The computer scientist leaned back in her chair, smiled, and then said confidently, “Ah, but who do you think created the chaos?” [1]

My wife left me this joke in my lunchbox one day recently.  It drives me to, in equal parts, laugh and cringe.  Writing software is the art of describing, to the most pedantic of machines, exactly what we want done, so we programmers are sure to make errors, but errors are, in fact manageable, if we just know how to look for them before they become problematic.

Tests can help us to validate the code we’ve written.  By writing good tests, automated tests, and by using them appropriately, we can quantify how good our code is and stop testing when the code is good enough.  In this blog, we’ll cover all topics software testing.

Tests come in many different shapes and sizes.  While there are many test strategies, let’s begin by focusing on two with dramatically different aims: unit tests and acceptance tests.

chart showing low-level, white box testing.

Unit testing is low-level white box testing.

Unit tests have been popularized by the excellent library JUnit and variants in several other languages.  Unit tests focus on a single, isolatable portion of code and attempt to verify its functionality.  Unit tests are typically “white box tests” – that is, tests written with knowledge of the inner-workings of the software.  Failures at the unit test level have the power to expose the exact cause of failure.  Unit tests can be cumbersome to maintain because they are so closely related to the code under test, but they can also provide excellent validation of refactoring success.  Unit testing, powerful though it is, is just the beginning of the arsenal of tools to uncover software faults.  Each unit test only adds a little bit to code coverage because they focus on specific small functions.

Acceptance testing is black-box testing and at a high-level.

On the opposite corner of the testing spectrum is acceptance testing.  Acceptance tests are written by the customer to verify that everything works as intended to accept delivery of code.
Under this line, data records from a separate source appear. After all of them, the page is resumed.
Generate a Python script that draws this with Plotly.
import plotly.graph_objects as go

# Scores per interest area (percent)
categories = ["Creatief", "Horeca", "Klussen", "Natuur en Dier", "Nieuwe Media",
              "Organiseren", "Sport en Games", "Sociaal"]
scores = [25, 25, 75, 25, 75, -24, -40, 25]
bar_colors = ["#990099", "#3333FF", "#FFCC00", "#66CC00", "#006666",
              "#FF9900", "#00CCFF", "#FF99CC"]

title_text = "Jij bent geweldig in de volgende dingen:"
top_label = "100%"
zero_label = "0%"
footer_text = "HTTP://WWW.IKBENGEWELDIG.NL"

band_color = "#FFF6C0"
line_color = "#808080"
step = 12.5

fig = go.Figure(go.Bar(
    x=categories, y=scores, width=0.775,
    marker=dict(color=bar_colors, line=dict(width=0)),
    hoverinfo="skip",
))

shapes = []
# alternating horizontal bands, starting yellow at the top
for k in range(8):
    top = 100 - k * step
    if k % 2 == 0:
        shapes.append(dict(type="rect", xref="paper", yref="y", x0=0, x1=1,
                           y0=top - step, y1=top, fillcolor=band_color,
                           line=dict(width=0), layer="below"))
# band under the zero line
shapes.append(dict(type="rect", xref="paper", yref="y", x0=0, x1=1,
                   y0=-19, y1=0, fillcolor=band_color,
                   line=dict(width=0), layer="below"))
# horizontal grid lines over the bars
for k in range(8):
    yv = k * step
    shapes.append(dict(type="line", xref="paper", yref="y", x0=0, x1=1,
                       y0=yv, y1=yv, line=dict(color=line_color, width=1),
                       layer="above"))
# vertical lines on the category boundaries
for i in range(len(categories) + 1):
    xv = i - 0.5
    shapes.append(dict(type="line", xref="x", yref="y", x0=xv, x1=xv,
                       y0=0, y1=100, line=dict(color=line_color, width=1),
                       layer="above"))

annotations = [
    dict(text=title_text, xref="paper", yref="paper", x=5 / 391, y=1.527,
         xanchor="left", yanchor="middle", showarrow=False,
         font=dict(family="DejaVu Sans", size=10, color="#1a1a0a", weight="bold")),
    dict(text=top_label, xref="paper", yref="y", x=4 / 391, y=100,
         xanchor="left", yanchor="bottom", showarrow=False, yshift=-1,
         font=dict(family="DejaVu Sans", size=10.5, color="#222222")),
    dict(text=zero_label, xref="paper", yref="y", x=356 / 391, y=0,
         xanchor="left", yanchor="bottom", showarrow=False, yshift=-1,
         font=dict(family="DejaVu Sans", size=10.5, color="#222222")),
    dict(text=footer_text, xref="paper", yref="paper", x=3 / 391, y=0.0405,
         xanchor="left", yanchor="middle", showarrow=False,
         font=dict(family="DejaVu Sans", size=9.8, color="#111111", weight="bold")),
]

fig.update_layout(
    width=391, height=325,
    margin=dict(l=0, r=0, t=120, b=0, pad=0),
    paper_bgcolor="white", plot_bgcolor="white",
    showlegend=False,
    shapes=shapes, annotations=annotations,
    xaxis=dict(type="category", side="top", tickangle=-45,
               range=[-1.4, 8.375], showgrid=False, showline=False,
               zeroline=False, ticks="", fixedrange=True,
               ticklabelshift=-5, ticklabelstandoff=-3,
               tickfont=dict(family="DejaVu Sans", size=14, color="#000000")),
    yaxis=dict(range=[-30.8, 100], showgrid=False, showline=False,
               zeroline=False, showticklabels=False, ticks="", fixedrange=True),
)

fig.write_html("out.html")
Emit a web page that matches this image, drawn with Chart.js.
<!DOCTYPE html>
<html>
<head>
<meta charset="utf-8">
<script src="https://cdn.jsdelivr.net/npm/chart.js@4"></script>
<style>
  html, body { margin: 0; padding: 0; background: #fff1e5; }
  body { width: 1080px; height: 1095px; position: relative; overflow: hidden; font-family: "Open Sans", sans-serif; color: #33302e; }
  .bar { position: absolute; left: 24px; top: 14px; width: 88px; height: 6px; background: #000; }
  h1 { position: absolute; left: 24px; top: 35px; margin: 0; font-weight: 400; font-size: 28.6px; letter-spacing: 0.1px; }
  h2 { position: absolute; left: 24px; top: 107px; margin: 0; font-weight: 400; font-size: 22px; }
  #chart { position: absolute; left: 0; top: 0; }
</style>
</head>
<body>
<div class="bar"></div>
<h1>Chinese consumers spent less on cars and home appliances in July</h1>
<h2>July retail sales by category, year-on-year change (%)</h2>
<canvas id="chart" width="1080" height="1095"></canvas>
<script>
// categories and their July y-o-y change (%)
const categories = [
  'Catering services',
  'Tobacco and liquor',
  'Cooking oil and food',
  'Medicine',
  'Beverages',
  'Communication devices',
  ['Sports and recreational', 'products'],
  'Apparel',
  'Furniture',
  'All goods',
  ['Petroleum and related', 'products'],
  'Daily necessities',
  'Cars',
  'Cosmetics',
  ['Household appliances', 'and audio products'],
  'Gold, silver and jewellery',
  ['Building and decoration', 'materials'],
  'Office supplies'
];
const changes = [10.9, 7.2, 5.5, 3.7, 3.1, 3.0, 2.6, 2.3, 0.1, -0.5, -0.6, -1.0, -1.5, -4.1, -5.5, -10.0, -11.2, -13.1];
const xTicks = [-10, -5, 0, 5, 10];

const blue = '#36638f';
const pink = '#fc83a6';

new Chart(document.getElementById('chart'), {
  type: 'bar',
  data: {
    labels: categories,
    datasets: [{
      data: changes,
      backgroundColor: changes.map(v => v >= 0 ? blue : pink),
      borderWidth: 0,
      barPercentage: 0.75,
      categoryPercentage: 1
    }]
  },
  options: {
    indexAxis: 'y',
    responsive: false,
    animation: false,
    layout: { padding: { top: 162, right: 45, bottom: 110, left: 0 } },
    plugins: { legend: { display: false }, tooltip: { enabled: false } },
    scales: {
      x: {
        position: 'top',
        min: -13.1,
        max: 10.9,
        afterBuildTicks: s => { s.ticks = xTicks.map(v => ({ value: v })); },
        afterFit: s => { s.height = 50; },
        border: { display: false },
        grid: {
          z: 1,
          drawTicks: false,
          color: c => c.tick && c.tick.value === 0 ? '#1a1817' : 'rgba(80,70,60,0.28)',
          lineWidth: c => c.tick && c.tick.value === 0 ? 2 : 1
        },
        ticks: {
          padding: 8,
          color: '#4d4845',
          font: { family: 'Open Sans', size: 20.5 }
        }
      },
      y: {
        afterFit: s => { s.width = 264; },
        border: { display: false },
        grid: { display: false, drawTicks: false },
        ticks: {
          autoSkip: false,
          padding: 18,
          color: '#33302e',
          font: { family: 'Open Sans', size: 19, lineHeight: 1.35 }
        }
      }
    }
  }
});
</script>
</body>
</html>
Acceptance tests are black-box tests – written without knowledge of the underlying code.  Acceptance tests are written at a high level, so they offer substantial code coverage per test, but they are not very useful for isolating a problem.  If a customer gives you a failing acceptance test, odds are good that you will want to write a lower level test to help identify the root cause of the failure.
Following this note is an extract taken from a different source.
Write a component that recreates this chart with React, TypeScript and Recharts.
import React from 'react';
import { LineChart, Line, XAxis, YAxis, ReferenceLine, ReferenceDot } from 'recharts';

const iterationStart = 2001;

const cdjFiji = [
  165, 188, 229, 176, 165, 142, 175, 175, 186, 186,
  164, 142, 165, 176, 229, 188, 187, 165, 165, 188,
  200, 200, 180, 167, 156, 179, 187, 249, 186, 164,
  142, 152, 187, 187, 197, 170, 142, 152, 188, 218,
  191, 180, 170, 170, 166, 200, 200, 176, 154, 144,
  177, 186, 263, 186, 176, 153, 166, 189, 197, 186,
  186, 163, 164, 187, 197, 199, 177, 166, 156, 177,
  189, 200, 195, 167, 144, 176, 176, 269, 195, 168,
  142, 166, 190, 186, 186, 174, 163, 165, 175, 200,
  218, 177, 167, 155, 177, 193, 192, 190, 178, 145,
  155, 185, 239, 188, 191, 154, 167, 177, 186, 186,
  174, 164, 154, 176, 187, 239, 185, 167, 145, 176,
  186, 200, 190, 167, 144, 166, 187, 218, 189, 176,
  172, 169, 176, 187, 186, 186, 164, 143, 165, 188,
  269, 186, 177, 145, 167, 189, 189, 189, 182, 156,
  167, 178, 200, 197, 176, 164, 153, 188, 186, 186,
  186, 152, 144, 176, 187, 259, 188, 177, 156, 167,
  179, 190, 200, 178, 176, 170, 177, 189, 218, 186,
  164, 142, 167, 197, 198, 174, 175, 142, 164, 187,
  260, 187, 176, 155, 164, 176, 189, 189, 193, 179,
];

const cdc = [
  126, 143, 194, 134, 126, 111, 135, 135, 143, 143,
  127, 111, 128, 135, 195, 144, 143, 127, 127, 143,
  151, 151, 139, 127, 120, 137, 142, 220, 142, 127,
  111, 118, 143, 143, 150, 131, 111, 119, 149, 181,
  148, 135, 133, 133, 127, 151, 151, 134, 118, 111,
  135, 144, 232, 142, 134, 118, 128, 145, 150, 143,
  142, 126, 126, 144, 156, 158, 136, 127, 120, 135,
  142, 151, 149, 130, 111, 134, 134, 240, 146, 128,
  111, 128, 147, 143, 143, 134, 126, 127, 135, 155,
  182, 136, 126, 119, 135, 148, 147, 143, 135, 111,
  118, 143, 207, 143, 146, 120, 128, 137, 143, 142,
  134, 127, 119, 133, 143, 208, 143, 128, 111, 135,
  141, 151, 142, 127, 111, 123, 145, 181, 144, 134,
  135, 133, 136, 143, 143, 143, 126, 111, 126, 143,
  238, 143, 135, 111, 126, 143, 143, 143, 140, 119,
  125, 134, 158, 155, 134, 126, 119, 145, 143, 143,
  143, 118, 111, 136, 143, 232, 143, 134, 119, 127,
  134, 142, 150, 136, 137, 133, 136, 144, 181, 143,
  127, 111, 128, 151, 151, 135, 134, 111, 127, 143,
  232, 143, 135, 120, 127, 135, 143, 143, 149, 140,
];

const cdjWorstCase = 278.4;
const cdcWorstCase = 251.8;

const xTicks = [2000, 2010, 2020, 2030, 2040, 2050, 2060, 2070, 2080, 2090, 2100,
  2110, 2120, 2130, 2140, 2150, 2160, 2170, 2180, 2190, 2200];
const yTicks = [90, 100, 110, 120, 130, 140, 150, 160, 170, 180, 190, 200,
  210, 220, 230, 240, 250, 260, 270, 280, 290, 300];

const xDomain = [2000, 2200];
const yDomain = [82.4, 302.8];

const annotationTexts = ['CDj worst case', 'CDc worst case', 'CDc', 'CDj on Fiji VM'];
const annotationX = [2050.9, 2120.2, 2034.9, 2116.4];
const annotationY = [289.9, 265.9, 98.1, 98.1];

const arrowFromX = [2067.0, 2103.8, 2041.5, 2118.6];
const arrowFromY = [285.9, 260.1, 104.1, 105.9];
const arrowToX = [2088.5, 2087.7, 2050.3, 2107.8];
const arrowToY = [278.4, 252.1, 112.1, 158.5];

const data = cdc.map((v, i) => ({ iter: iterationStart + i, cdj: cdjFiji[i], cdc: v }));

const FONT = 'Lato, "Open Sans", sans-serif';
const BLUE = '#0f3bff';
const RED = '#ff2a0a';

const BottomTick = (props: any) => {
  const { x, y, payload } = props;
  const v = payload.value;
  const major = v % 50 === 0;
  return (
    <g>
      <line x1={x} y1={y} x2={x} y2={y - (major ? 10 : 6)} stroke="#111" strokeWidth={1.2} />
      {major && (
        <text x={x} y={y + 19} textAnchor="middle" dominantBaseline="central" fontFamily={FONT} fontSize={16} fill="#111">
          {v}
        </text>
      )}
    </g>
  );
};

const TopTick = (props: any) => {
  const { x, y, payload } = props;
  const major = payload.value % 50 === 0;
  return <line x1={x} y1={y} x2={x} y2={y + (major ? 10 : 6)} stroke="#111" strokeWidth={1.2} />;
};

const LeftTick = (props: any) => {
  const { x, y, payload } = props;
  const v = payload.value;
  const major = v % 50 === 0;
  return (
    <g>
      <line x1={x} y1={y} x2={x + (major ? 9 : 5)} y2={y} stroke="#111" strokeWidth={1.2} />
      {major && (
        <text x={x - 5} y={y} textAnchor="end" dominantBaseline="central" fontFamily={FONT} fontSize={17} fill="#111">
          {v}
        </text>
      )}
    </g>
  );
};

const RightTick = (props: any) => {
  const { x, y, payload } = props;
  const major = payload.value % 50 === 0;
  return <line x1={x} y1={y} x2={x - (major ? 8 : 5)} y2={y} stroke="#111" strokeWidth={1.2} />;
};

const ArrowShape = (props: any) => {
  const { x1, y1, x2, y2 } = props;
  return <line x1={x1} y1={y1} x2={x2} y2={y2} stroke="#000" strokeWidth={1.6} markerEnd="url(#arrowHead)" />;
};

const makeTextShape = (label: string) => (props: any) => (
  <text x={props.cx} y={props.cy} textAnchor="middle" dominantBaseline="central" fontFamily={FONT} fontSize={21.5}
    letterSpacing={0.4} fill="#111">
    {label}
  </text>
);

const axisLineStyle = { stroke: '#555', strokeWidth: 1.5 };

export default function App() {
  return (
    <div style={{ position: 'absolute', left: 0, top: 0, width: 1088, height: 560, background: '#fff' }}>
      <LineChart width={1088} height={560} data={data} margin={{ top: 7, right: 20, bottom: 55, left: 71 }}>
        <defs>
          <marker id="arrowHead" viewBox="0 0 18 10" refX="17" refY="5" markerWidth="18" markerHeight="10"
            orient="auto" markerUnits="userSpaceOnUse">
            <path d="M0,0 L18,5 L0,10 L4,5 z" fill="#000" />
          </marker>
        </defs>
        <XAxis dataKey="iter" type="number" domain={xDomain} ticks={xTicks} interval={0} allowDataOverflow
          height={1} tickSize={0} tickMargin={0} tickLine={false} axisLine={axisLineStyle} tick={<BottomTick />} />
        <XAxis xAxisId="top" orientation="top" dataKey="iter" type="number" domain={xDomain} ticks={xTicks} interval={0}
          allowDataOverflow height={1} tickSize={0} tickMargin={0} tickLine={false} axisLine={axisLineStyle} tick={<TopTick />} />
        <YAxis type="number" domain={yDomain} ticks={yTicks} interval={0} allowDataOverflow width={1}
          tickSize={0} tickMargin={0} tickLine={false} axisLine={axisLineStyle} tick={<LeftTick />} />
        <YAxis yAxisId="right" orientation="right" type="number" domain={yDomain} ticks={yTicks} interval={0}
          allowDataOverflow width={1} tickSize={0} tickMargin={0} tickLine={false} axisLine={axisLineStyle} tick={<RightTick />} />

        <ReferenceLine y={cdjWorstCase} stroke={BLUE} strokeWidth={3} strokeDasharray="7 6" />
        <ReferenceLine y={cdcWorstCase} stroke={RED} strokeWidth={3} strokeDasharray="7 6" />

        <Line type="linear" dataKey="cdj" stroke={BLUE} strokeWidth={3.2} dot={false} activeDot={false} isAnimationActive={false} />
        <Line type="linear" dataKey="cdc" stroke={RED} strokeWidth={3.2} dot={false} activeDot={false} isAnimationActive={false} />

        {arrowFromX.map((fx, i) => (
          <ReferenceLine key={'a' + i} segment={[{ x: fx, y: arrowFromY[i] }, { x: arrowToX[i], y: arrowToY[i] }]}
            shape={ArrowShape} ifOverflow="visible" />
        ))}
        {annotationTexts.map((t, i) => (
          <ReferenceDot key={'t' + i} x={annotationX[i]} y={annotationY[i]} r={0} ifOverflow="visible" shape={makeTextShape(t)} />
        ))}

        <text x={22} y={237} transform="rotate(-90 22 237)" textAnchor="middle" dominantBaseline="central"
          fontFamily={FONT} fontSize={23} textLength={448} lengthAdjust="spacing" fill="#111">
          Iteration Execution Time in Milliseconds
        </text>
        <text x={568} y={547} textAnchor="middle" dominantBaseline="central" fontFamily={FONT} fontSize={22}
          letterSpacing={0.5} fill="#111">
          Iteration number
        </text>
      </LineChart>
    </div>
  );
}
Software developers should never rely on the customer to find their bugs.  Acceptance tests can be thorough, but in practice they are often cursory and not necessarily repeatable.
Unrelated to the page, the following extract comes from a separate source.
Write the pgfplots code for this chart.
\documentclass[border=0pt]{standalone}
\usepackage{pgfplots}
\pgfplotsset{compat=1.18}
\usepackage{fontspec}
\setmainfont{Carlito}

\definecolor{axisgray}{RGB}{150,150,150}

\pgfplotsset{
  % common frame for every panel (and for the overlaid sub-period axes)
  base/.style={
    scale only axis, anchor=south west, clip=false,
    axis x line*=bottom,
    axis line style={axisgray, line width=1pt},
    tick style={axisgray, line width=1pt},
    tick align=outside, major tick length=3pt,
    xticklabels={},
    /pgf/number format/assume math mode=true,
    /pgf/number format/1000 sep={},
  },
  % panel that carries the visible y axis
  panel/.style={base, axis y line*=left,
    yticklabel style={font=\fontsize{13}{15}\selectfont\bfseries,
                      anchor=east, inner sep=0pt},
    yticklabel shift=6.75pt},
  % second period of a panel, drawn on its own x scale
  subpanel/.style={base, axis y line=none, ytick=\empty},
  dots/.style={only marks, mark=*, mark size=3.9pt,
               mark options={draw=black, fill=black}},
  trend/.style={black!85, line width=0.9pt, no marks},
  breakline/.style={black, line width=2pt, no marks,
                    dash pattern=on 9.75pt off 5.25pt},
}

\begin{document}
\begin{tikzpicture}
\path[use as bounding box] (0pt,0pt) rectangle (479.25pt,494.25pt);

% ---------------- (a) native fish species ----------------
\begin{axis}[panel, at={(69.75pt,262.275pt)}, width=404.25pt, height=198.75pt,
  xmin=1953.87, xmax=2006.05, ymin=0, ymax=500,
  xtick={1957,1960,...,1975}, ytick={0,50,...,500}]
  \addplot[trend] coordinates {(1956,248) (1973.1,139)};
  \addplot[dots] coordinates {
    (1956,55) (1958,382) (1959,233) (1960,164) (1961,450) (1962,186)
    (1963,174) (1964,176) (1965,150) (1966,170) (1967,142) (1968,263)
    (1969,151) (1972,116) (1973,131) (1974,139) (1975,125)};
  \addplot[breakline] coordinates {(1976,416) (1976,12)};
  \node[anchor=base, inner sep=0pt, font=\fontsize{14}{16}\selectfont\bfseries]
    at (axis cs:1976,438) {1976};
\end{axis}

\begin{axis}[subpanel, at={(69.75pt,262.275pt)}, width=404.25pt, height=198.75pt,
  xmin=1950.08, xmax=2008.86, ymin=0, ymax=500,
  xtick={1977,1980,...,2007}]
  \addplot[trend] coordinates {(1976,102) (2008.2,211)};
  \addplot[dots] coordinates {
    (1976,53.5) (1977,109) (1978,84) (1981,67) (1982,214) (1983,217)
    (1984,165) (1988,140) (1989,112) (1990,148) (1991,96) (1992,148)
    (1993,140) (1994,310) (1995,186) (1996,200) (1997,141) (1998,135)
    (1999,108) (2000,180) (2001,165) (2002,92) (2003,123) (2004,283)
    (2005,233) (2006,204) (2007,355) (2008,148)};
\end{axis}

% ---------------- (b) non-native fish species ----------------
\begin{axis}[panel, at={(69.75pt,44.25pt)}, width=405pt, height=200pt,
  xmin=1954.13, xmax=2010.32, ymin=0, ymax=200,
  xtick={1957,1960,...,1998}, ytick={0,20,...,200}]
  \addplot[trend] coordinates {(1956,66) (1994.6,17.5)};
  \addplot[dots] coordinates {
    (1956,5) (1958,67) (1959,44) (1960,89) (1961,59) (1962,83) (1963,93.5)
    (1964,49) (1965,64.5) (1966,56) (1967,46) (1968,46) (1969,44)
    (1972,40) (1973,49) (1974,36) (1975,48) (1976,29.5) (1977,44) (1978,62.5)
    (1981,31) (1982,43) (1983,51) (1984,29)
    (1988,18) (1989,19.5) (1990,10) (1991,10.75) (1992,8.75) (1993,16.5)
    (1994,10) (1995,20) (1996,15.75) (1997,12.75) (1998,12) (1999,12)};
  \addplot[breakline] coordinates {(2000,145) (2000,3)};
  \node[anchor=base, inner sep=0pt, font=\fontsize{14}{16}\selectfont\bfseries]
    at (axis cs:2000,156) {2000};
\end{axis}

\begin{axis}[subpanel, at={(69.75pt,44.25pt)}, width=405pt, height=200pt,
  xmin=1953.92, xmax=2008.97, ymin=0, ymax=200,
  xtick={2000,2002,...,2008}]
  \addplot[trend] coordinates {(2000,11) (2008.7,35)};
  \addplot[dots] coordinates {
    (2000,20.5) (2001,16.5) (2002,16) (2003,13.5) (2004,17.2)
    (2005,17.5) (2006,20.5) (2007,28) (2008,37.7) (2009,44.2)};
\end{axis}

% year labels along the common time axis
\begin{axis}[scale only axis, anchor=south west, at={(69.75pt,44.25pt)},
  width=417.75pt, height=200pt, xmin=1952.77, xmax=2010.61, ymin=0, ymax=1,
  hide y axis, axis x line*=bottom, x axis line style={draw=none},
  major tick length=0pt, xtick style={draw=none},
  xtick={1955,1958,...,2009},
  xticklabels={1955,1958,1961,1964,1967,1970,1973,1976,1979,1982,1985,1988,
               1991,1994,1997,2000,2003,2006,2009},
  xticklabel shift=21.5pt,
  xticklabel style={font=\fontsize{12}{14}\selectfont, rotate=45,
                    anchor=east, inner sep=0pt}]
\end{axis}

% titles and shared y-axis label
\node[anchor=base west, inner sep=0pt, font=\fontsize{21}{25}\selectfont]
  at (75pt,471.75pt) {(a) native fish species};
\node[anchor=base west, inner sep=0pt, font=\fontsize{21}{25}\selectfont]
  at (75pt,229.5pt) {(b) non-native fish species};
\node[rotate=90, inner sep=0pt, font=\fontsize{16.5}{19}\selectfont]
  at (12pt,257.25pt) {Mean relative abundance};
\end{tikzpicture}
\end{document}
System testing is the in-house analogue of acceptance testing. The software producer writes system tests to validate that the software is performing adequately for release. For a web application, they might use Selenium to manipulate a web browser in a repeatable fashion.  System tests evaluate the typical flow of the program as well as exceptional flows.  System tests are typically black box tests

A good test suite does not focus on only one kind of testing.  While it would be ideal to have a test suite that has exactly one failure per defect in the code, that goal is, for many purposes, unrealistic.  It is more important to have a suite of tests to detect all the failures than it is to have a suite of tests to precisely count each failure.  The good test suite will use a variety of types of tests at different levels to expose possible problems and to exercise the entire system.